Monte Carlo simulation of tetrahedral chains, 5. The pivot-algorithm for non-athermal linear and star-branched polymers

Abstract

By use of the pivot algorithm, star‐branched chains with F = 3–12 arms of length n, nF = 480, and linear chains (F = 2) are generated on a tetrahedral lattice. In order to simulate different qualities of the solvent, specific short‐range interactions are taken into account. Whereas in athermal systems a new configuration — which is obtained by rotating that part of an arm which contains the chain end around a randomly selected bond by ± 120° — is accepted if it is self‐avoiding, for non‐athermal systems the Metropolis‐Rosenbluth criterion with respect to energy must be satisfied in addition. Calculating the energy of the configuration, nearest‐neighbour interactions (each contact contributes an energy Φ·kT, Φ < 0 characterizing endothermal solutions and Φ > 0 exothermal ones) are considered only; no energy is introduced to distinguish between trans and gauche bonds.
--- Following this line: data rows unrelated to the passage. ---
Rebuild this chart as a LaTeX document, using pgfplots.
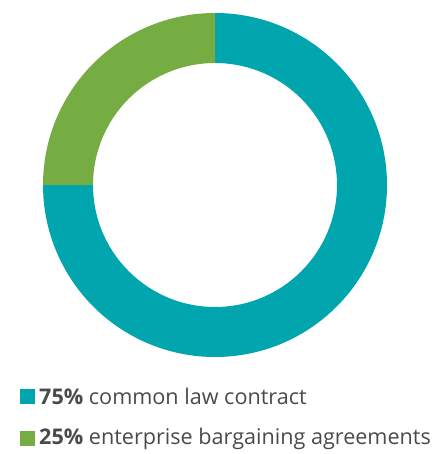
\documentclass[border=0pt]{standalone}
\usepackage{pgfplots}
\pgfplotsset{compat=1.18}
\usepackage{pgfplotstable}
\usepackage{fontspec}
\setmainfont{Open Sans}
\definecolor{cteal}{HTML}{00A5AE}
\definecolor{cgreen}{HTML}{76AD43}
\definecolor{ctext}{HTML}{4A4A4A}
\pgfplotstableread{
label value
common 75
enterprise 25
}\datatable
\begin{document}
\pgfplotstablegetelem{0}{value}\of\datatable \let\va\pgfplotsretval
\pgfplotstablegetelem{1}{value}\of\datatable \let\vb\pgfplotsretval
\begin{tikzpicture}
\path (0,0) rectangle (439pt,454pt);
\begin{axis}[
  at={(215pt,269pt)}, anchor=center,
  scale only axis, width=344pt, height=344pt,
  xmin=-1, xmax=1, ymin=-1, ymax=1,
  hide axis, clip=false]
  \pgfmathsetmacro{\da}{-3.6*\va}
  \pgfmathsetmacro{\db}{-3.6*\vb}
  \pgfmathsetmacro{\ea}{90+\da}
  \fill[cteal] (axis cs:0,0) ++(90:172pt) arc[start angle=90, delta angle=\da, radius=172pt]
     -- ++(\ea:-50pt) arc[start angle=\ea, delta angle=-\da, radius=122pt] -- cycle;
  \fill[cgreen] (axis cs:0,0) ++(\ea:172pt) arc[start angle=\ea, delta angle=\db, radius=172pt]
     -- ++(90:-50pt) arc[start angle=90, delta angle=-\db, radius=122pt] -- cycle;
\end{axis}
\fill[cteal] (20pt,50pt) rectangle (35pt,65pt);
\node[anchor=west, inner sep=0pt, text=ctext, font=\fontsize{21.6}{26}\selectfont] at (39pt,57.5pt) {\textbf{75\%} common law contract};
\fill[cgreen] (20pt,7.5pt) rectangle (35pt,22.5pt);
\node[anchor=west, inner sep=0pt, text=ctext, font=\fontsize{21.6}{26}\selectfont] at (39pt,15pt) {\textbf{25\%} enterprise bargaining agreements};
\end{tikzpicture}
\end{document}
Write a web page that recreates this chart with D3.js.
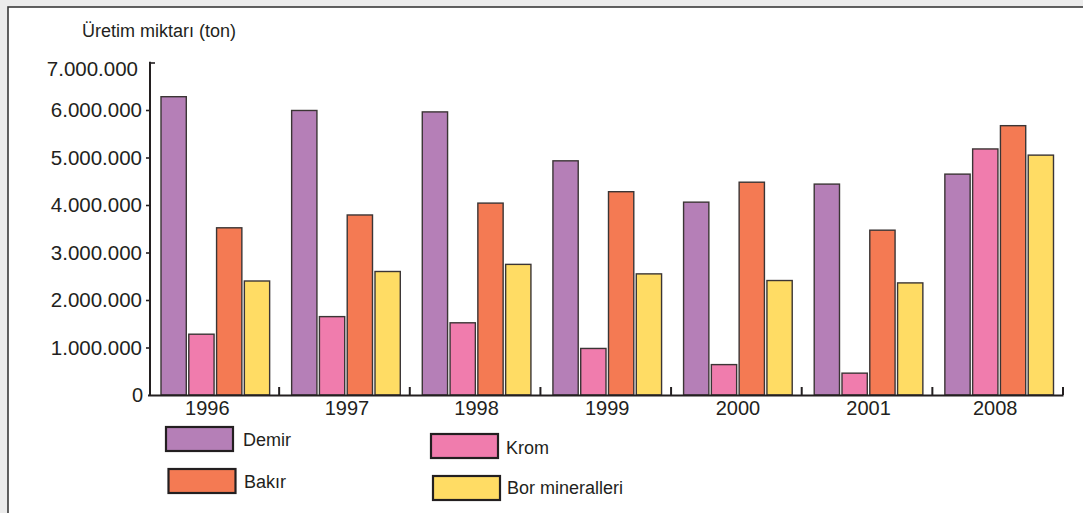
<!DOCTYPE html>
<html>
<head>
<meta charset="utf-8">
<script src="https://cdn.jsdelivr.net/npm/d3@7"></script>
<style>
  html, body { margin: 0; padding: 0; background: #ececec; }
  svg { display: block; }
  text { font-family: "Liberation Sans", Arial, Helvetica, sans-serif; fill: #231f20; }
</style>
</head>
<body>
<svg id="chart" width="1083" height="513"></svg>
<script>
const years = ['1996', '1997', '1998', '1999', '2000', '2001', '2008'];
const demir = [6280000, 5990000, 5960000, 4930000, 4060000, 4440000, 4650000];
const krom  = [1280000, 1650000, 1520000, 980000, 640000, 460000, 5180000];
const bakir = [3520000, 3790000, 4040000, 4280000, 4480000, 3470000, 5670000];
const bor   = [2400000, 2600000, 2750000, 2550000, 2410000, 2360000, 5050000];
const seriesNames = ['Demir', 'Krom', 'Bakır', 'Bor mineralleri'];
const seriesValues = [demir, krom, bakir, bor];
const seriesColors = ['#b57fb7', '#f07cad', '#f47a53', '#ffdc64'];
const yTicks = [0, 1000000, 2000000, 3000000, 4000000, 5000000, 6000000, 7000000];
const yTitle = 'Üretim miktarı (ton)';

const svg = d3.select('#chart');

// panel
svg.append('rect').attr('x', 8).attr('y', 7).attr('width', 1100).attr('height', 520)
  .attr('fill', '#ffffff').attr('stroke', '#3a3a3a').attr('stroke-width', 1.6);

const x0 = d3.scaleBand().domain(years).range([150, 1064.5]).paddingInner(0).paddingOuter(0);
const bw = x0.bandwidth();
const x1 = d3.scaleBand().domain(seriesNames).range([11, bw - 11]).paddingInner(0.09);
const y = d3.scaleLinear().domain([0, 7000000]).range([395, 62.5]);

const table = years.map((yr, i) => ({ year: yr, vals: seriesNames.map((s, j) => ({ key: s, value: seriesValues[j][i], color: seriesColors[j] })) }));

// bars
const groups = svg.append('g').selectAll('g').data(table).join('g')
  .attr('transform', d => `translate(${x0(d.year)},0)`);
groups.selectAll('rect').data(d => d.vals).join('rect')
  .attr('x', d => x1(d.key))
  .attr('width', x1.bandwidth())
  .attr('y', d => y(d.value))
  .attr('height', d => y(0) - y(d.value))
  .attr('fill', d => d.color)
  .attr('stroke', '#3b3535')
  .attr('stroke-width', 1.4);

// y axis
const fmt = d => d === 0 ? '0' : d3.format(',')(d).replace(/,/g, '.');
const yAxis = svg.append('g').attr('transform', 'translate(150,0)')
  .call(d3.axisLeft(y).tickValues(yTicks).tickSize(4).tickPadding(4).tickFormat(fmt));
yAxis.select('.domain').remove();
yAxis.selectAll('.tick line').attr('stroke', '#231f20').attr('stroke-width', 1.6);
yAxis.selectAll('.tick text').attr('font-size', 20.5).attr('fill', '#231f20')
  .attr('font-family', '"Liberation Sans", Arial, sans-serif');
yAxis.selectAll('.tick').filter(d => d === 7000000)
  .call(t => { t.select('line').attr('x2', 5); t.select('text').attr('x', -12).attr('dy', '0.62em'); });
yAxis.selectAll('.tick').filter(d => d === 0)
  .call(t => { t.select('line').remove(); t.select('text').attr('x', -7).attr('font-family', '"Liberation Serif", "Times New Roman", serif').attr('font-size', 20).attr('dy', '0.3em'); });
svg.append('line').attr('x1', 150).attr('x2', 150).attr('y1', y(7000000) - 0.8).attr('y2', y(0) + 1)
  .attr('stroke', '#231f20').attr('stroke-width', 2);

// x axis
const labelShift = { '1996': -8, '1997': 1, '2008': -4 };
const xAxis = svg.append('g').attr('transform', 'translate(0,395)')
  .call(d3.axisBottom(x0).tickSize(0).tickPadding(6));
xAxis.select('.domain').remove();
xAxis.selectAll('.tick text').attr('font-size', 20).attr('fill', '#231f20').attr('dy', '0.71em')
  .attr('dx', d => labelShift[d] || 0)
  .attr('font-family', '"Liberation Sans", Arial, sans-serif');
svg.append('line').attr('x1', 148).attr('x2', x0.range()[1] - 1).attr('y1', 395.5).attr('y2', 395.5)
  .attr('stroke', '#231f20').attr('stroke-width', 2.2);
svg.append('g').selectAll('line').data(years).join('line')
  .attr('x1', d => x0(d) + bw - 1.5).attr('x2', d => x0(d) + bw - 1.5)
  .attr('y1', 387).attr('y2', 395)
  .attr('stroke', '#231f20').attr('stroke-width', 2);

// y title
svg.append('text').attr('x', 82).attr('y', 37).attr('font-size', 18).text(yTitle);

// legend
const legendPos = [
  { bx: 166, by: 427, tx: 243, ty: 446 },
  { bx: 431, by: 434, tx: 506, ty: 454 },
  { bx: 168.5, by: 469, tx: 244, ty: 488 },
  { bx: 433, by: 476, tx: 507, ty: 494 }
];
const lg = svg.append('g').selectAll('g').data(seriesNames).join('g');
lg.append('rect')
  .attr('x', (d, i) => legendPos[i].bx).attr('y', (d, i) => legendPos[i].by)
  .attr('width', 67).attr('height', 24)
  .attr('fill', (d, i) => seriesColors[i]).attr('stroke', '#231f20').attr('stroke-width', 2.2);
lg.append('text')
  .attr('x', (d, i) => legendPos[i].tx).attr('y', (d, i) => legendPos[i].ty)
  .attr('font-size', 18).text(d => d);
</script>
</body>
</html>
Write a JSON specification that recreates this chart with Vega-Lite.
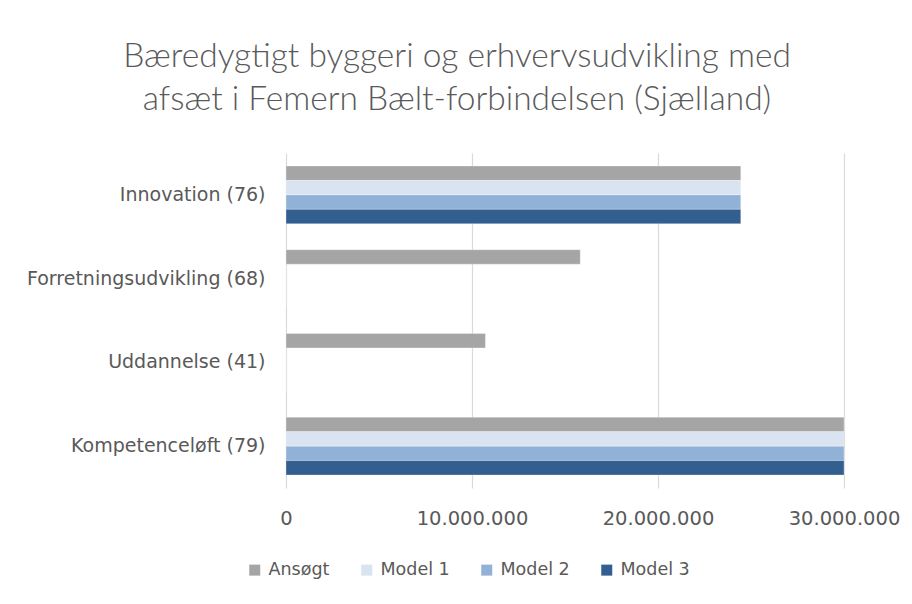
{
  "$schema": "https://vega.github.io/schema/vega-lite/v6.json",
  "width": 558,
  "height": 335,
  "autosize": {"type": "none"},
  "padding": {"left": 286, "top": 153, "right": 68, "bottom": 116},
  "background": "white",
  "title": {
    "text": ["Bæredygtigt byggeri og erhvervsudvikling med", "afsæt i Femern Bælt-forbindelsen (Sjælland)"],
    "font": "Lato",
    "fontWeight": 300,
    "fontSize": 33.5,
    "color": "#595959",
    "anchor": "middle",
    "dx": -108,
    "offset": 36,
    "lineHeight": 43
  },
  "data": {
    "values": [
      {"kategori": "Innovation (76)", "serie": "Ansøgt", "beloeb": 24450000},
      {"kategori": "Innovation (76)", "serie": "Model 1", "beloeb": 24450000},
      {"kategori": "Innovation (76)", "serie": "Model 2", "beloeb": 24450000},
      {"kategori": "Innovation (76)", "serie": "Model 3", "beloeb": 24450000},
      {"kategori": "Forretningsudvikling (68)", "serie": "Ansøgt", "beloeb": 15820000},
      {"kategori": "Forretningsudvikling (68)", "serie": "Model 1", "beloeb": 0},
      {"kategori": "Forretningsudvikling (68)", "serie": "Model 2", "beloeb": 0},
      {"kategori": "Forretningsudvikling (68)", "serie": "Model 3", "beloeb": 0},
      {"kategori": "Uddannelse (41)", "serie": "Ansøgt", "beloeb": 10720000},
      {"kategori": "Uddannelse (41)", "serie": "Model 1", "beloeb": 0},
      {"kategori": "Uddannelse (41)", "serie": "Model 2", "beloeb": 0},
      {"kategori": "Uddannelse (41)", "serie": "Model 3", "beloeb": 0},
      {"kategori": "Kompetenceløft (79)", "serie": "Ansøgt", "beloeb": 30000000},
      {"kategori": "Kompetenceløft (79)", "serie": "Model 1", "beloeb": 30000000},
      {"kategori": "Kompetenceløft (79)", "serie": "Model 2", "beloeb": 30000000},
      {"kategori": "Kompetenceløft (79)", "serie": "Model 3", "beloeb": 30000000}
    ]
  },
  "mark": {"type": "bar", "stroke": "white", "strokeWidth": 0.5, "strokeOpacity": 0.6},
  "encoding": {
    "y": {
      "field": "kategori",
      "type": "nominal",
      "sort": ["Innovation (76)", "Forretningsudvikling (68)", "Uddannelse (41)", "Kompetenceløft (79)"],
      "scale": {"paddingInner": 0.31, "paddingOuter": 0.155},
      "axis": {
        "title": null,
        "ticks": false,
        "domain": false,
        "labelFont": "DejaVu Sans",
        "labelFontSize": 19,
        "labelColor": "#595959",
        "labelPadding": 21,
        "labelLimit": 300
      }
    },
    "yOffset": {
      "field": "serie",
      "type": "nominal",
      "sort": ["Ansøgt", "Model 1", "Model 2", "Model 3"]
    },
    "x": {
      "field": "beloeb",
      "type": "quantitative",
      "scale": {"domain": [0, 30000000], "nice": false},
      "axis": {
        "title": null,
        "values": [0, 10000000, 20000000, 30000000],
        "labelExpr": "replace(format(datum.value, ','), regexp(',', 'g'), '.')",
        "labelFlush": false,
        "labelOverlap": false,
        "domain": false,
        "ticks": false,
        "grid": true,
        "gridColor": "#D9D9D9",
        "gridWidth": 1.2,
        "labelFont": "DejaVu Sans",
        "labelFontSize": 19.5,
        "labelColor": "#595959",
        "labelPadding": 21
      }
    },
    "color": {
      "field": "serie",
      "type": "nominal",
      "sort": ["Ansøgt", "Model 1", "Model 2", "Model 3"],
      "scale": {
        "domain": ["Ansøgt", "Model 1", "Model 2", "Model 3"],
        "range": ["#A5A5A5", "#DAE3F0", "#92B1D6", "#335E90"]
      },
      "legend": {
        "title": null,
        "orient": "none",
        "direction": "horizontal",
        "legendX": -40,
        "legendY": 408,
        "symbolType": "square",
        "symbolSize": 121,
        "symbolStrokeWidth": 0,
        "labelFont": "DejaVu Sans",
        "labelFontSize": 17.5,
        "labelColor": "#595959",
        "columnPadding": 28,
        "labelOffset": 5
      }
    }
  },
  "config": {
    "view": {"stroke": null}
  }
}
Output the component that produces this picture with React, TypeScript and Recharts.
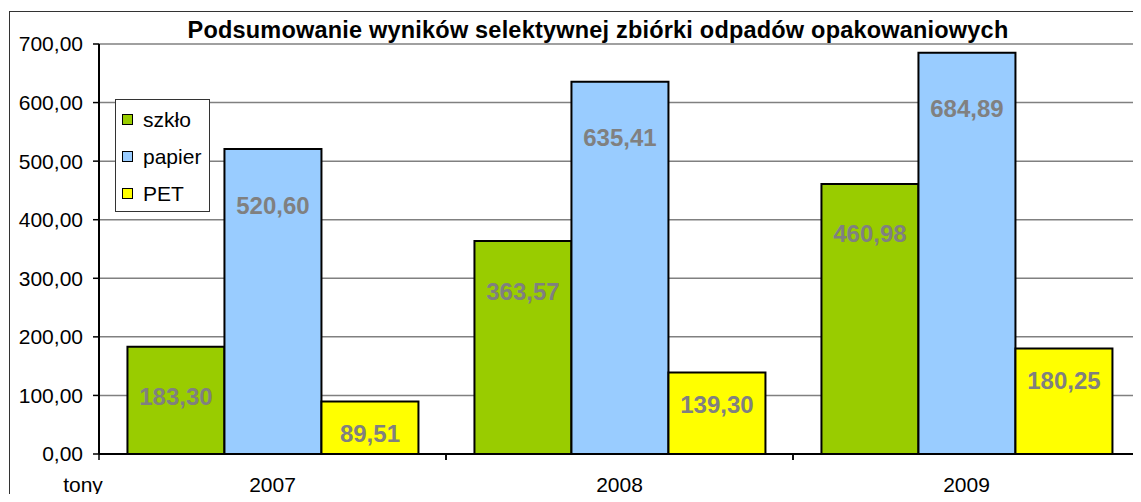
import React from 'react';
import { Bar, BarChart, CartesianGrid, Label, LabelList, Legend, XAxis, YAxis } from 'recharts';

// tonnes collected per year
const years = ['2007', '2008', '2009'];
const szklo = [183.3, 363.57, 460.98];
const papier = [520.6, 635.41, 684.89];
const pet = [89.51, 139.3, 180.25];
const yTicks = [0, 100, 200, 300, 400, 500, 600, 700];

const FONT = '"Liberation Sans", Arial, sans-serif';

const series = [
  { key: 'szklo', name: 'szkło', color: '#99cc00', labelDy: 50 },
  { key: 'papier', name: 'papier', color: '#99ccff', labelDy: 56 },
  { key: 'pet', name: 'PET', color: '#ffff00', labelDy: 32 },
];

const data = years.map((year, i) => ({
  year,
  szklo: szklo[i],
  papier: papier[i],
  pet: pet[i],
}));

const fmt = (v: number) => v.toFixed(2).replace('.', ',');

function YearTick(props: any) {
  const { x, y, payload } = props;
  const half = payload?.offset ?? 0;
  return (
    <g>
      <line x1={x - half} x2={x - half} y1={y} y2={y + 6} stroke="#000" strokeWidth={1.5} />
      <line x1={x + half} x2={x + half} y1={y} y2={y + 6} stroke="#000" strokeWidth={1.5} />
      <text x={x} y={y + 38} textAnchor="middle" fontSize={21} fontFamily={FONT} fill="#000">
        {payload.value}
      </text>
    </g>
  );
}

function makeValueLabel(dy: number) {
  return (props: any) => {
    const { x, y, width, value } = props;
    return (
      <text
        x={Number(x) + Number(width) / 2}
        y={Number(y) + dy}
        textAnchor="middle"
        dominantBaseline="central"
        fontSize={24}
        fontWeight="bold"
        fontFamily={FONT}
        fill="#808080"
      >
        {fmt(Number(value))}
      </text>
    );
  };
}

function LegendBox() {
  return (
    <div
      style={{
        width: 95,
        height: 113,
        boxSizing: 'border-box',
        border: '1.5px solid #333',
        background: '#fff',
        paddingTop: 1,
        fontFamily: FONT,
        fontSize: 21,
        color: '#000',
      }}
    >
      {series.map((s) => (
        <div key={s.key} style={{ display: 'flex', alignItems: 'center', height: 37, paddingLeft: 6 }}>
          <span
            style={{
              display: 'inline-block',
              width: 9,
              height: 9,
              background: s.color,
              border: '1.5px solid #000',
              marginRight: 10,
            }}
          />
          {s.name}
        </div>
      ))}
    </div>
  );
}

export default function App() {
  return (
    <div style={{ position: 'relative', width: 1141, height: 502, margin: -8, overflow: 'hidden', background: '#fff' }}>
      <BarChart
        width={1141}
        height={502}
        data={data}
        margin={{ top: 44, right: 1, left: 0, bottom: 0 }}
        barCategoryGap="8.2%"
        barGap={0}
      >
        <CartesianGrid
          stroke="#808080"
          strokeWidth={1.5}
          horizontal
          vertical
          verticalCoordinatesGenerator={({ offset }: any) => [offset.left + offset.width]}
        />
        <XAxis
          dataKey="year"
          height={48}
          axisLine={{ stroke: '#000', strokeWidth: 2 }}
          tickLine={false}
          tickSize={0}
          tickMargin={0}
          tick={<YearTick />}
          interval={0}
        >
          <Label
            content={(p: any) => {
              const vb = p.viewBox || {};
              return (
                <text x={vb.x - 16} y={vb.y + 38} textAnchor="middle" fontSize={21} fontFamily={FONT} fill="#000">
                  tony
                </text>
              );
            }}
          />
        </XAxis>
        <YAxis
          width={99}
          domain={[0, 700]}
          ticks={yTicks}
          tickFormatter={fmt}
          axisLine={{ stroke: '#000', strokeWidth: 2 }}
          tickLine={{ stroke: '#000', strokeWidth: 1.5 }}
          tickSize={6}
          tickMargin={10}
          tick={{ fontSize: 21, fontFamily: FONT, fill: '#000' }}
          interval={0}
        />
        <Legend
          layout="vertical"
          align="center"
          verticalAlign="middle"
          content={<LegendBox />}
          wrapperStyle={{ left: 115, top: 99, width: 95, height: 113 }}
        />
        {series.map((s) => (
          <Bar
            key={s.key}
            dataKey={s.key}
            name={s.name}
            fill={s.color}
            stroke="#000"
            strokeWidth={2}
            isAnimationActive={false}
          >
            <LabelList dataKey={s.key} content={makeValueLabel(s.labelDy)} />
          </Bar>
        ))}
      </BarChart>
      <div
        style={{
          position: 'absolute',
          left: 0,
          width: 1196,
          top: 19,
          textAlign: 'center',
          fontFamily: FONT,
          fontWeight: 'bold',
          fontSize: 23.5,
          letterSpacing: 0.2,
          lineHeight: 1,
          color: '#000',
          whiteSpace: 'nowrap',
          pointerEvents: 'none',
        }}
      >
        Podsumowanie wyników selektywnej zbiórki odpadów opakowaniowych
      </div>
      <div
        style={{
          position: 'absolute',
          left: 9,
          top: 11,
          width: 1200,
          height: 600,
          border: '1.5px solid #333',
          pointerEvents: 'none',
        }}
      />
    </div>
  );
}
A rather quick response of chain properties to the variation of thermodynamic conditions is demonstrated. The average acceptance fraction f̄ has its maximum value for athermal conditions, slightly decreases for exothermal conditions and strongly decreases with increasingly negative Φ‐values. However, for Φ = −0,5 — representing a solution near theta‐conditions — still 25% of attempted moves are accepted for all F‐values examined. The dependence of global properties (characterized by the mean‐square radius of gyration) on Φ and F is in full accordance with most Monte Carlo results.